«Acheter la rumeur, vendre la nouvelle.» Apple est décidément abonné à ce dicton cher à Wall Street. Alors qu’il a dévoilé mi-septembre son dernier-né, l’iPhone 15, le groupe connaît depuis sa keynote annuelle de rentrée une baisse de régime à la Bourse de New York. Certes, cette accalmie fait suite à l’habituelle période de frénésie entourant les dernières semaines de pré-lancement, pendant lesquelles les spéculations vont bon train sur les nouveautés attendues. L’édition 2023 n’a pas fait exception: depuis le 1er septembre, le titre Apple est en recul d’environ 10 %.

Mais à y regarder de plus près, il y a cette année un parfum différent qui n’est sans doute pas du goût d’Apple. Depuis plusieurs jours, l’iPhone 15 est dans le viseur d’une polémique suffisamment importante pour qu’elle oblige son constructeur à sortir du bois sur le sujet. Sur les réseaux sociaux et les forums de consommateurs, les témoignages s’empilent depuis le lancement de l’iPhone 15, faisant état d’une surchauffe anormale de l’appareil. La température dépasserait régulièrement la barre des 40 °C, rendant difficile sa prise en main.

Devant la fronde, Apple a d’abord rappelé que certains iPhone pouvaient effectivement devenir chauds dans les premiers jours de configuration, alors que l’appareil doit télécharger l’ensemble des données des détenteurs ainsi que les mises à jour. Le groupe a néanmoins reconnu que la dernière version de son système d’exploitation, l’iOS 17, contenait une anomalie logicielle qui contribuait à chauffer l’appareil. Un correctif sera bientôt apporté. Certaines applications développées par des tiers comme Uber ou Instagram ont aussi contribué à provoquer «une surcharge du système», Apple indiquant qu’il travaille avec ces «développeurs sur des correctifs qui sont en cours de déploiement».

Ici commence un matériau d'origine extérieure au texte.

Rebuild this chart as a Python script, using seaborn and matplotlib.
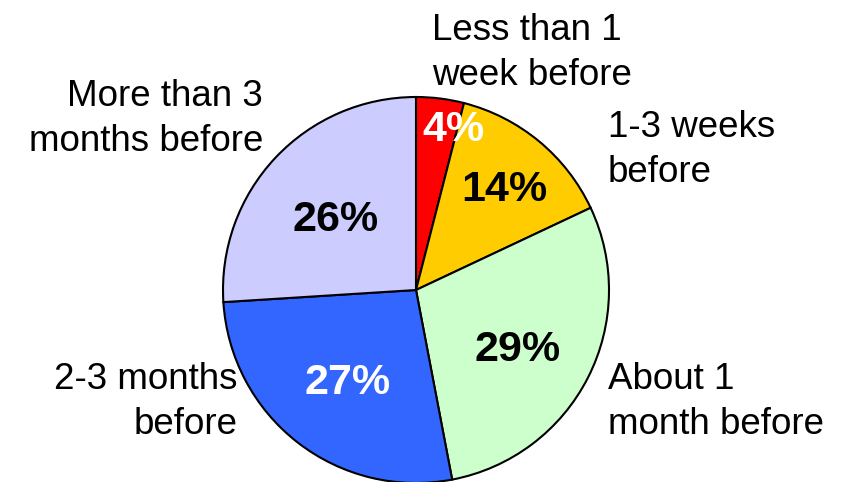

Le groupe de Tim Cook se défend néanmoins de tout problème de design, l’utilisation de matière comme le titane ou d’une nouvelle puce conçue par son partenaire taïwanais TSMC. Autant de causes éventuelles soulevées par des analystes. Il faut enfin rappeler qu’en cas d’utilisation à pleine puissance de l’appareil, ou de câbles de recharge non adaptés, il arrive que le smartphone chauffe.

Ce couac de lancement, qui n’est pas une première pour un modèle iPhone, arrive néanmoins dans une période déjà un peu délicate pour Apple. Dans le contexte galopant d’inflation qui détourne le consommateur des smartphones, certains analystes s’inquiètent de niveaux de ventes qui pourraient ne pas être au rendez-vous. Le groupe californien compte pourtant sur son dernier modèle pour se relancer après une baisse des ventes d’iPhone de 2 % au dernier trimestre par rapport à l’an passé.

S’il a compensé ce recul par des revenus toujours plus hauts dans sa division services (Apple TV , Music, Arcade, Pay), le groupe a besoin de sa locomotive. La gamme d’iPhone pèse encore la moitié de ses revenus et une bonne partie de la base installée de produits sur lesquels la firme américaine vend justement lesdits services.

Pour Apple, ces nuages s’ajoutent à une grosse incertitude venant de Chine. Début septembre, plusieurs médias ont rapporté le changement de ton de Pékin envers le constructeur américain, historiquement épargné dans la guerre commerciale sino-américaine. Les produits Apple seraient désormais interdits chez les fonctionnaires et au sein des administrations sur place, selon ces médias. Si Pékin a réfuté toute interdiction ciblée, l’exécutif a néanmoins entretenu le doute en agitant des incidents de sécurité concernant l’iPhone, et en indiquant que le pays était ouvert aux entreprises dès lors qu’elles en respectaient les «lois et règlements». Avec 74,2 milliards de ventes de produits et services l’an passé (19 % du total), la Chine, qui assemble aussi 95 % des iPhone du groupe, est un marché stratégique pour Apple.